Oct 28, 2022

Classic Vinyl Bootleg Revisited: Suki on double vinyls!YOU CAN TRUST YOUR CAR TO THE MAN WHO WEARS THE STAR from the mid-1970s and NEW YORK CITY SERENADE from the late-1980s (Part 2 of 5)

Obviously, Springsteen's facial shot by Eric Meola is the prototype of the Texaco-serviceman-guised drawing on the bootleg cover. On the right is an actual photo image featured on the interior of the famous Script Cover gatefold sleeve that houses the advanced U.S. promotional test pressing of BORN TO RUN LP (1/25/2015). The same picture was also used, as it is, for the cover image of another bootleg, LIVE AT THE BOTTOM LINE 8/15/75, released late in 1975 (8/11/2016). BTW, you may notice a small JASRAC sticker (a typical one from the mid-to-late 1970s; see 5/10/2018) on the bottom left corner of the bootleg. JASRAC stands for Japanese Society for Rights of Authors, Composers and Publishers, and the presence of its sticker means that the bootleg's content is officially licensed. But, then, how could this happen? Probably, JASRAC distributed the sticker to the import trader in response to the successful application for the license, who then put it on the album cover. In fact, here, we often see JASRAC-stickered copies of bootleg vinyl and CD imports.

Oct 22, 2022

Classic Vinyl Bootleg Revisited: Suki on double vinyls!YOU CAN TRUST YOUR CAR TO THE MAN WHO WEARS THE STAR from the mid-1970s and NEW YORK CITY SERENADE from the late-1980s (Part 1 of 5)

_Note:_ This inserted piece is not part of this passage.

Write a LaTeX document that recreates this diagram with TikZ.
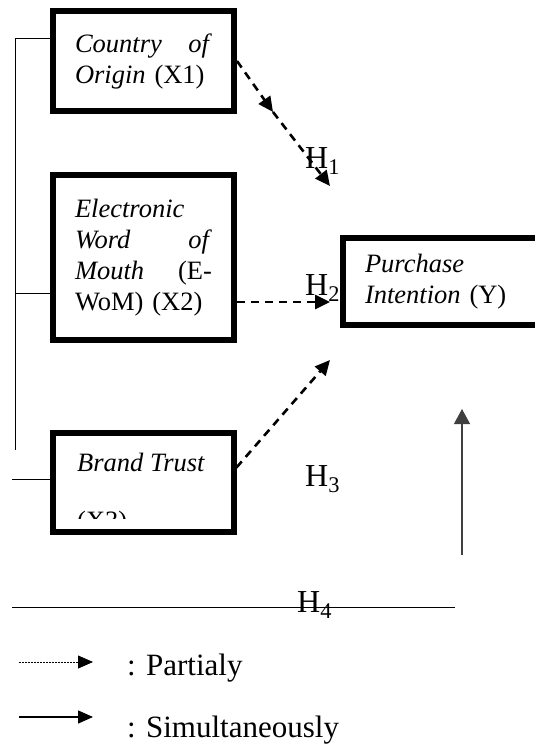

The first half from a dozen line up of the
Singer's Original Double Disks
label releases
(SODD 000 to 012) is shown. This includes two
early Springsteen bootlegs from the mid-1970s,
of which the SODD 006 title has two typos
(Flat Tops And Pin Drops; see
5/10/2018).
Taken from the slick insert of Beatles'
SECOND TO NONE
(SODD 009).
"SODD (Singer's Original Double Disks) was Ken's usual medium for double-sets (still a relative rarity in the mid seventies). Though SODD only issued a dozen titles, they produced some of the Kornyphone Family's finest artifacts. Their second release — You Can Trust Your Car to the Man With [sic] the Star — was a radio broadcast of Bruce Springsteen and the E Street Band recorded at the Main Point, on the outskirts of Philadelphia, February 1975, capturing in FM quality the six-month period when the E Street Band had electric violinist Suki Lahav adding her delicate timbre to their sound. With prototype performances of 'Wings for Wheels' (soon to become 'Thunder Road') and 'She's the One' (incorporating parts of 'Backstreets'), and chestnuts like 'Incident on 57th Street' and Dylan's 'I Want You', it may well be Springsteen's greatest extant performance. But this broadcast had only been aired on local Philadelphia radio. It took the SODD set, one of a handful of Springsteen bootlegs at the time, to spread the word to all and sundry."
Quoted from BOOTLEG: The Secret History Of The Other Recording Industry, Clinton Heyin, 1996, St. Martin's Griffin, NY.